Penley, of Winter Springs, Florida, was accused of pulling the pellet gun in a classroom on Friday and pointing it at other students before forcing one into a closet, then leading deputies and members of a police elite unit on a chase which ended in a school bathroom.
When he raised the gun at a deputy, a police elite unit member shot him, authorities said.
Officers who had responded to the 1,100-student school in suburban Orlando, Florida, believed the gun was a Beretta 9mm, and did not learn until after the shooting that it was a pellet gun.
On Friday night police said that the boy was on "advanced life support". The hospital has refused to release any information.
"Everybody in the whole neighbourhood is really upset," Paul Cavallini, who lives across the street from the Penleys, said.
"He was a quiet kid - polite and everything. He was just a normal teenager."
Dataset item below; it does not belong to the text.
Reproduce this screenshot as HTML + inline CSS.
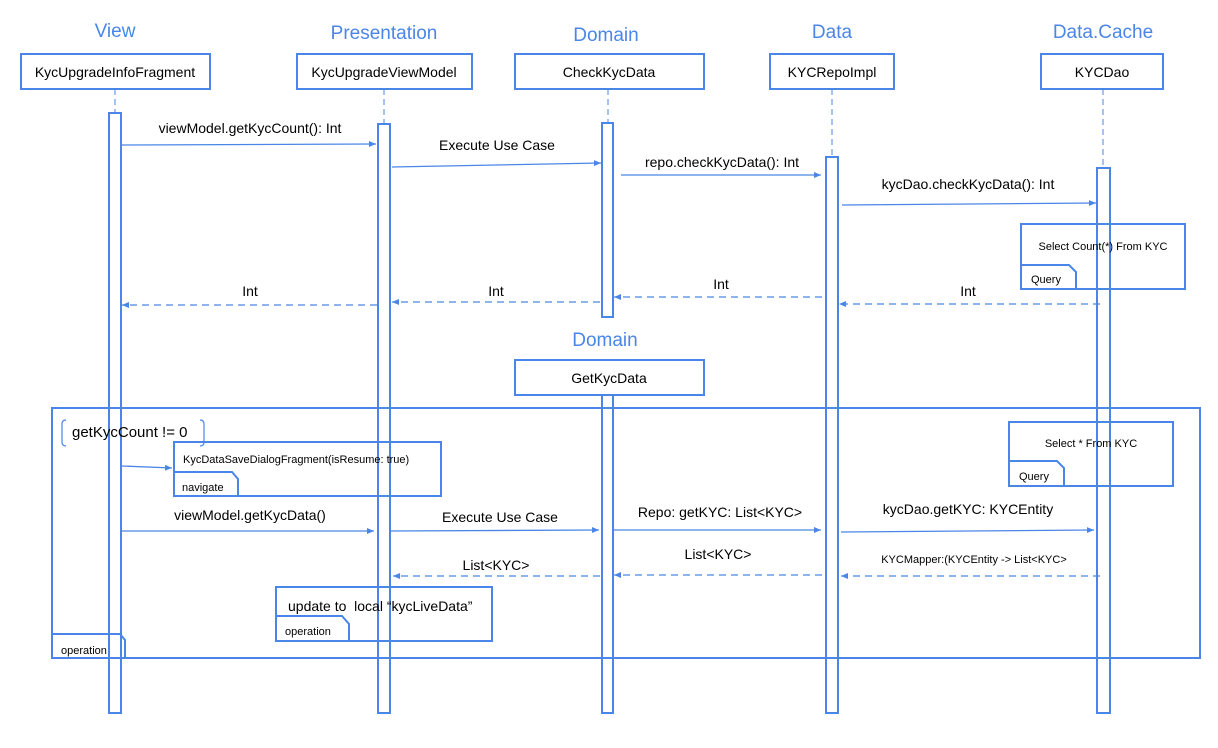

However, friends and investigators say he was also bullied and emotionally distraught, and went to school that day expecting to die.
Patrick Lafferty, a 15-year-old neighbour who has known Penley about six years, said he was not surprised by what happened. He said Penley was a loner who "told me he wanted to kill himself dozens of times".
"He would put his headphones on and walk up and down the street and he would work out a lot," preferring to keep to himself, Lafferty said.
Swofford said the boy had run away from home several times. Her 11-year-old son, Jeffery Swofford, said Penley had said he had something planned.
"He said: 'I hope I die today because I don't really like my life,'" Jeffery Swofford said.
At a news conference following the shooting at suburban Orlando's Milwee Middle School, authorities put the toy gun side-by-side with a Beretta. It appeared to have black paint covering the red or pink markings on the muzzle that may have indicated to officers that it was a nonlethal weapon.
"As you can see, it doesn't take a professional to see how close this looks to the real thing. I would not be able to tell the difference," said Joyce Dawley, the Florida Department of Law Enforcement special agent in charge of the investigation.